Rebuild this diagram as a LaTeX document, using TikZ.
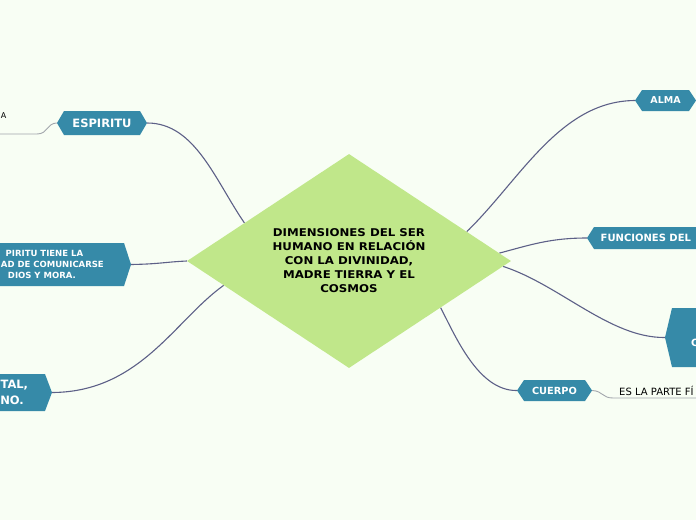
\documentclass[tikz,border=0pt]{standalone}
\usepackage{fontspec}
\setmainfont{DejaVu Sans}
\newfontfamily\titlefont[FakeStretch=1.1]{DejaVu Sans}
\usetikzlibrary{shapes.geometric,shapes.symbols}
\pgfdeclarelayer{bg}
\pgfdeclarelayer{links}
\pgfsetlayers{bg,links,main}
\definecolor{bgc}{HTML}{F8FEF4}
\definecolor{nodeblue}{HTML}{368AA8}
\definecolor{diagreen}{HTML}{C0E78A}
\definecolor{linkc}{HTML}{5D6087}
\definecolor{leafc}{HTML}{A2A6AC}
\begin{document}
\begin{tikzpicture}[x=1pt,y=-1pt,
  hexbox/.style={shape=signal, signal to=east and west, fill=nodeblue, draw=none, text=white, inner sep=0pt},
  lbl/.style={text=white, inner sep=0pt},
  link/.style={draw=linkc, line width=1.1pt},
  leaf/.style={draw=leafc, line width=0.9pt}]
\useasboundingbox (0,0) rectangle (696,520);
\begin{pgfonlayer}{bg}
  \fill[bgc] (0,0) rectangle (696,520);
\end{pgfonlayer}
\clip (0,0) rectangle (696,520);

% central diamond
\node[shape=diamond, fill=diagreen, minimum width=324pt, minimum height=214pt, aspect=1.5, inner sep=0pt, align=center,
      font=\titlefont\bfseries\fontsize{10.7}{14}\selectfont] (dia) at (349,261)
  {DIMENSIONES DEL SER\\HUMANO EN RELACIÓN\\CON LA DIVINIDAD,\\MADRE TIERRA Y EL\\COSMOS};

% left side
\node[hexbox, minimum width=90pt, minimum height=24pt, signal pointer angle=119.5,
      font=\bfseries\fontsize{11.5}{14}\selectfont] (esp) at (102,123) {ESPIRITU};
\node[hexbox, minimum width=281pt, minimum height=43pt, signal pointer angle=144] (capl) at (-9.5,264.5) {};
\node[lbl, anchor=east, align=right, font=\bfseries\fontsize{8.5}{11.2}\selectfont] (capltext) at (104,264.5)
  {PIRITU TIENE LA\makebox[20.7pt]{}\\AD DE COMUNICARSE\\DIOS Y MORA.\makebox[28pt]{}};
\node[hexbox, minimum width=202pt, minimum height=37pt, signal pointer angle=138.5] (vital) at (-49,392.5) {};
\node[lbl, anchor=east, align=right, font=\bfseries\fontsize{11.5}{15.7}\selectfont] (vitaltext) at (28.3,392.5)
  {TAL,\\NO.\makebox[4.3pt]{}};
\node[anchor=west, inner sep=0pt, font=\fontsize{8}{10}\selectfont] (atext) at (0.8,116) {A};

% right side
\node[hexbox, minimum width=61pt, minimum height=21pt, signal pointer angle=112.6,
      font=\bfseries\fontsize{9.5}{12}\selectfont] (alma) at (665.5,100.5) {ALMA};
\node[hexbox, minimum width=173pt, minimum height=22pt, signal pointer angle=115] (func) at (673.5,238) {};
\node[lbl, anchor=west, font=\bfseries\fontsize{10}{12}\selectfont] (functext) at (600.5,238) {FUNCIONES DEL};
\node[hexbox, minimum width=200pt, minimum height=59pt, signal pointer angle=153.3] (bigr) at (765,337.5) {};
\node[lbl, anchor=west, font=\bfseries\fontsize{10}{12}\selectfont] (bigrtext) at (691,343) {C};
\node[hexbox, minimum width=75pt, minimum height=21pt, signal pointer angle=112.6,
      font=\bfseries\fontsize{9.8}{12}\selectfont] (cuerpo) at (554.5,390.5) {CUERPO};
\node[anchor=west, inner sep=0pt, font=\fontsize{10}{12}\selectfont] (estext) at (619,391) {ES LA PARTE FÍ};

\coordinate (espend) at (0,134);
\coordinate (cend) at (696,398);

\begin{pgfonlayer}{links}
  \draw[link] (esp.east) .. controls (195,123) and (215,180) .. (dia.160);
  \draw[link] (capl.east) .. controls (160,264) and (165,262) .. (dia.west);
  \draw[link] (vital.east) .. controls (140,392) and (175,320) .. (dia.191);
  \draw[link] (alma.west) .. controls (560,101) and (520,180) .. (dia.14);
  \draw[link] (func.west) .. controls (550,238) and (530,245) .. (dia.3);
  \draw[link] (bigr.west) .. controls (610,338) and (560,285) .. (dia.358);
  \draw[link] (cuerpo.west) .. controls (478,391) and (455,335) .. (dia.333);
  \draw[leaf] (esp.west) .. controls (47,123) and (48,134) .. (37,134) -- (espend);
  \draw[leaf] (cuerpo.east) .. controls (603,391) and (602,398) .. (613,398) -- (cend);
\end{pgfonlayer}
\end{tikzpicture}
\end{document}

__________________________________________________

INSTRUCTIONS FOR THE TASK
The material above must be printed exactly, with its pictures left out.

WRITTEN REPLY
Rebuild this diagram as a LaTeX document, using TikZ.
\documentclass[tikz,border=0pt]{standalone}
\usepackage{fontspec}
\setmainfont{DejaVu Sans}
\newfontfamily\titlefont[FakeStretch=1.1]{DejaVu Sans}
\usetikzlibrary{shapes.geometric,shapes.symbols}
\pgfdeclarelayer{bg}
\pgfdeclarelayer{links}
\pgfsetlayers{bg,links,main}
\definecolor{bgc}{HTML}{F8FEF4}
\definecolor{nodeblue}{HTML}{368AA8}
\definecolor{diagreen}{HTML}{C0E78A}
\definecolor{linkc}{HTML}{5D6087}
\definecolor{leafc}{HTML}{A2A6AC}
\begin{document}
\begin{tikzpicture}[x=1pt,y=-1pt,
  hexbox/.style={shape=signal, signal to=east and west, fill=nodeblue, draw=none, text=white, inner sep=0pt},
  lbl/.style={text=white, inner sep=0pt},
  link/.style={draw=linkc, line width=1.1pt},
  leaf/.style={draw=leafc, line width=0.9pt}]
\useasboundingbox (0,0) rectangle (696,520);
\begin{pgfonlayer}{bg}
  \fill[bgc] (0,0) rectangle (696,520);
\end{pgfonlayer}
\clip (0,0) rectangle (696,520);

% central diamond
\node[shape=diamond, fill=diagreen, minimum width=324pt, minimum height=214pt, aspect=1.5, inner sep=0pt, align=center,
      font=\titlefont\bfseries\fontsize{10.7}{14}\selectfont] (dia) at (349,261)
  {DIMENSIONES DEL SER\\HUMANO EN RELACIÓN\\CON LA DIVINIDAD,\\MADRE TIERRA Y EL\\COSMOS};

% left side
\node[hexbox, minimum width=90pt, minimum height=24pt, signal pointer angle=119.5,
      font=\bfseries\fontsize{11.5}{14}\selectfont] (esp) at (102,123) {ESPIRITU};
\node[hexbox, minimum width=281pt, minimum height=43pt, signal pointer angle=144] (capl) at (-9.5,264.5) {};
\node[lbl, anchor=east, align=right, font=\bfseries\fontsize{8.5}{11.2}\selectfont] (capltext) at (104,264.5)
  {PIRITU TIENE LA\makebox[20.7pt]{}\\AD DE COMUNICARSE\\DIOS Y MORA.\makebox[28pt]{}};
\node[hexbox, minimum width=202pt, minimum height=37pt, signal pointer angle=138.5] (vital) at (-49,392.5) {};
\node[lbl, anchor=east, align=right, font=\bfseries\fontsize{11.5}{15.7}\selectfont] (vitaltext) at (28.3,392.5)
  {TAL,\\NO.\makebox[4.3pt]{}};
\node[anchor=west, inner sep=0pt, font=\fontsize{8}{10}\selectfont] (atext) at (0.8,116) {A};

% right side
\node[hexbox, minimum width=61pt, minimum height=21pt, signal pointer angle=112.6,
      font=\bfseries\fontsize{9.5}{12}\selectfont] (alma) at (665.5,100.5) {ALMA};
\node[hexbox, minimum width=173pt, minimum height=22pt, signal pointer angle=115] (func) at (673.5,238) {};
\node[lbl, anchor=west, font=\bfseries\fontsize{10}{12}\selectfont] (functext) at (600.5,238) {FUNCIONES DEL};
\node[hexbox, minimum width=200pt, minimum height=59pt, signal pointer angle=153.3] (bigr) at (765,337.5) {};
\node[lbl, anchor=west, font=\bfseries\fontsize{10}{12}\selectfont] (bigrtext) at (691,343) {C};
\node[hexbox, minimum width=75pt, minimum height=21pt, signal pointer angle=112.6,
      font=\bfseries\fontsize{9.8}{12}\selectfont] (cuerpo) at (554.5,390.5) {CUERPO};
\node[anchor=west, inner sep=0pt, font=\fontsize{10}{12}\selectfont] (estext) at (619,391) {ES LA PARTE FÍ};

\coordinate (espend) at (0,134);
\coordinate (cend) at (696,398);

\begin{pgfonlayer}{links}
  \draw[link] (esp.east) .. controls (195,123) and (215,180) .. (dia.160);
  \draw[link] (capl.east) .. controls (160,264) and (165,262) .. (dia.west);
  \draw[link] (vital.east) .. controls (140,392) and (175,320) .. (dia.191);
  \draw[link] (alma.west) .. controls (560,101) and (520,180) .. (dia.14);
  \draw[link] (func.west) .. controls (550,238) and (530,245) .. (dia.3);
  \draw[link] (bigr.west) .. controls (610,338) and (560,285) .. (dia.358);
  \draw[link] (cuerpo.west) .. controls (478,391) and (455,335) .. (dia.333);
  \draw[leaf] (esp.west) .. controls (47,123) and (48,134) .. (37,134) -- (espend);
  \draw[leaf] (cuerpo.east) .. controls (603,391) and (602,398) .. (613,398) -- (cend);
\end{pgfonlayer}
\end{tikzpicture}
\end{document}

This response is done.